## What the task requires:
Make an exact transcription of the material, leaving out all images.

## Data provided:
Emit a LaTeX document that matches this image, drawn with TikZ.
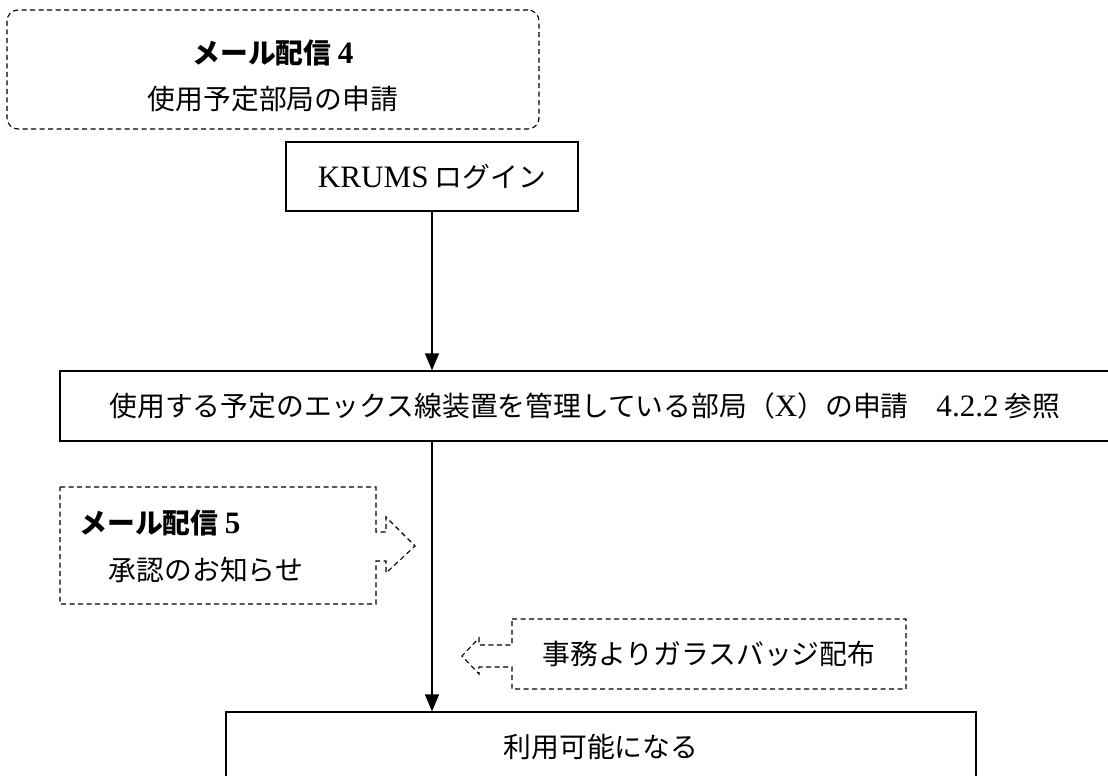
\documentclass[tikz,border=0pt]{standalone}
\usepackage{fontspec}
\setmainfont{Noto Sans CJK JP}
\newfontfamily\lat[Scale=1.12]{Liberation Serif}
\usetikzlibrary{arrows.meta}
\begin{document}
\begin{tikzpicture}[x=1pt,y=-1pt,
  solidbox/.style={draw, line width=1.3pt, inner sep=0pt},
  dashbox/.style={draw, line width=1.1pt, dash pattern=on 5pt off 3.5pt},
  lbl/.style={font=\fontsize{27.8}{32}\selectfont, inner sep=0pt, anchor=center},
  boldlbl/.style={lbl, font=\fontsize{27.8}{32}\selectfont\bfseries},
  flow/.style={line width=1.3pt, -{Triangle[length=17pt,width=14pt]}}]
\useasboundingbox (0,0) rectangle (1108,776);
\begin{scope}
\clip (0,0) rectangle (1108,776);
% top dashed rounded box
\node[dashbox, rounded corners=11pt, minimum width=532pt, minimum height=119pt] (m4box) at (273,69.5) {};
\node[boldlbl] (m4a) at (273,53) {メール配信 {\lat 4}};
\node[lbl] (m4b) at (273,99) {使用予定部局の申請};
% KRUMS login
\node[solidbox, minimum width=292pt, minimum height=69pt, lbl] (krums) at (432,176.5) {{\lat KRUMS} ログイン};
% big box
\node[solidbox, minimum width=1050pt, minimum height=70pt, lbl] (big) at (585,406)
  {使用する予定のエックス線装置を管理している部局（{\lat X}）の申請　{\lat 4.2.2} 参照};
% final box
\node[solidbox, minimum width=750pt, minimum height=90pt] (finalbox) at (601,757) {};
\node[lbl] (avail) at (601,747) {利用可能になる};
% connectors
\draw[flow] (krums.south) -- (krums.south |- big.north);
\draw[flow] (big.south -| krums.south) -- (finalbox.north -| krums.south);
% mail 5 callout box
\coordinate (m5tl) at (60,487);
\coordinate (m5tip) at (415,546);
\draw[dashbox] (m5tl) -- (376,487) -- (376,532) -- (386,532) -- (386,517) -- (m5tip)
  -- (386,573) -- (386,561) -- (376,561) -- (376,604) -- (60,604) -- cycle;
\node[boldlbl] (m5a) at (160,523) {メール配信 {\lat 5}};
\node[lbl] (m5b) at (206,570) {承認のお知らせ};
% badge callout box
\coordinate (bdtl) at (512,619);
\coordinate (bdtip) at (462,656);
\draw[dashbox] (bdtl) -- (906,619) -- (906,689) -- (512,689) -- (512,667) -- (479,667)
  -- (479,674) -- (bdtip) -- (479,638) -- (479,645) -- (512,645) -- cycle;
\node[lbl] (badge) at (709,654) {事務よりガラスバッジ配布};
\end{scope}
\end{tikzpicture}
\end{document}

## The reply:
Emit a LaTeX document that matches this image, drawn with TikZ.
\documentclass[tikz,border=0pt]{standalone}
\usepackage{fontspec}
\setmainfont{Noto Sans CJK JP}
\newfontfamily\lat[Scale=1.12]{Liberation Serif}
\usetikzlibrary{arrows.meta}
\begin{document}
\begin{tikzpicture}[x=1pt,y=-1pt,
  solidbox/.style={draw, line width=1.3pt, inner sep=0pt},
  dashbox/.style={draw, line width=1.1pt, dash pattern=on 5pt off 3.5pt},
  lbl/.style={font=\fontsize{27.8}{32}\selectfont, inner sep=0pt, anchor=center},
  boldlbl/.style={lbl, font=\fontsize{27.8}{32}\selectfont\bfseries},
  flow/.style={line width=1.3pt, -{Triangle[length=17pt,width=14pt]}}]
\useasboundingbox (0,0) rectangle (1108,776);
\begin{scope}
\clip (0,0) rectangle (1108,776);
% top dashed rounded box
\node[dashbox, rounded corners=11pt, minimum width=532pt, minimum height=119pt] (m4box) at (273,69.5) {};
\node[boldlbl] (m4a) at (273,53) {メール配信 {\lat 4}};
\node[lbl] (m4b) at (273,99) {使用予定部局の申請};
% KRUMS login
\node[solidbox, minimum width=292pt, minimum height=69pt, lbl] (krums) at (432,176.5) {{\lat KRUMS} ログイン};
% big box
\node[solidbox, minimum width=1050pt, minimum height=70pt, lbl] (big) at (585,406)
  {使用する予定のエックス線装置を管理している部局（{\lat X}）の申請　{\lat 4.2.2} 参照};
% final box
\node[solidbox, minimum width=750pt, minimum height=90pt] (finalbox) at (601,757) {};
\node[lbl] (avail) at (601,747) {利用可能になる};
% connectors
\draw[flow] (krums.south) -- (krums.south |- big.north);
\draw[flow] (big.south -| krums.south) -- (finalbox.north -| krums.south);
% mail 5 callout box
\coordinate (m5tl) at (60,487);
\coordinate (m5tip) at (415,546);
\draw[dashbox] (m5tl) -- (376,487) -- (376,532) -- (386,532) -- (386,517) -- (m5tip)
  -- (386,573) -- (386,561) -- (376,561) -- (376,604) -- (60,604) -- cycle;
\node[boldlbl] (m5a) at (160,523) {メール配信 {\lat 5}};
\node[lbl] (m5b) at (206,570) {承認のお知らせ};
% badge callout box
\coordinate (bdtl) at (512,619);
\coordinate (bdtip) at (462,656);
\draw[dashbox] (bdtl) -- (906,619) -- (906,689) -- (512,689) -- (512,667) -- (479,667)
  -- (479,674) -- (bdtip) -- (479,638) -- (479,645) -- (512,645) -- cycle;
\node[lbl] (badge) at (709,654) {事務よりガラスバッジ配布};
\end{scope}
\end{tikzpicture}
\end{document}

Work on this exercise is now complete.